Таким образом, за то, что мы последовательно выбираем в Рийгикогу лишь пятую часть женщин, отвечают центральные конторы партий, на которые не оказывалось достаточного давления для поиска и включения в избирательные списки кандидатов-женщин. Сомневающиеся могут сравнить результаты выборов в Европарламент в Эстонии, где учитываются только результаты, а не место в избирательном списке. В прошлый раз мы выбрали туда трех мужчин и трех женщин, а в предыдущие разы – четырех и двух (значительно больше, чем постоянная одна пятая женщин в Рийгикогу).
Большее участие женщин в политике – самоцель?
Так что же произошло бы в политике Эстонии, если бы в парламенте оказались 70 женщин и 31 мужчина? Трудно сказать. Явно ничего выдающегося? Но со временем участие женщин в политике изменилось бы – упростилось. В случае падения рейтинга им перестали бы вменять в вину неправильный пол. Ясно, что и разговоры на «мягкие» темы стали бы более обычными, а политикам-женщинам стало бы проще получить портфель, например, в области обороны или внутренней безопасности. Может быть, Рийгикогу стал бы более дружественным по отношению к родителям, а в детскую комнату парламента наняли бы воспитателя.
В любом случае, о равноправии говорят, как о равных возможностях. Теоретически у женщин есть равная с мужчинами возможность участвовать в политике, но чем дальше, чем больше равноправие начинают оценивать по конечному результату, который в данном вопросе – 4:1 в пользу мужчин Эстонии.
В действительности мы могли бы поставить перед собой более крупную цель, чем просто большая доля женщин в политике и представленность в составе парламента.

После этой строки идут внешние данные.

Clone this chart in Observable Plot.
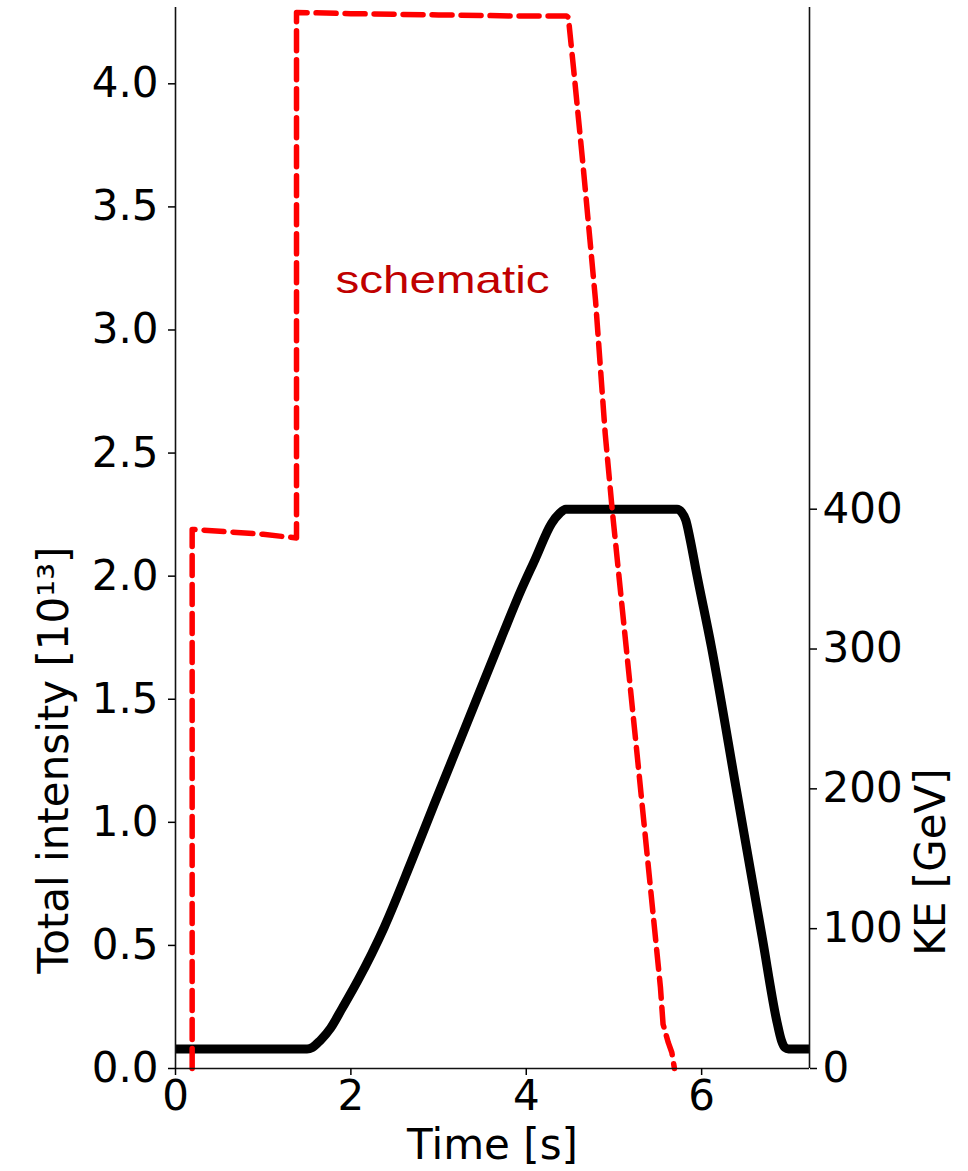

Компания могла бы стать более разношерстной: мужчины, женщины, старики, молодежь, эстонцы, представители национальных и прочих меньшинств, что отразило бы многогранность нашего общества.
Если государство управляется компанией одного уровня и возраста, у них может возникнуть чувство, что их собственное мнение и мнение их друзей является преобладающими в обществе. А у всех остальных возникает ощущение, что Тоомпеа – это какое-то далекое, неизвестное и непонятное место. Поэтому состав парламента, лучше отражающий общество, явно более предпочтителен.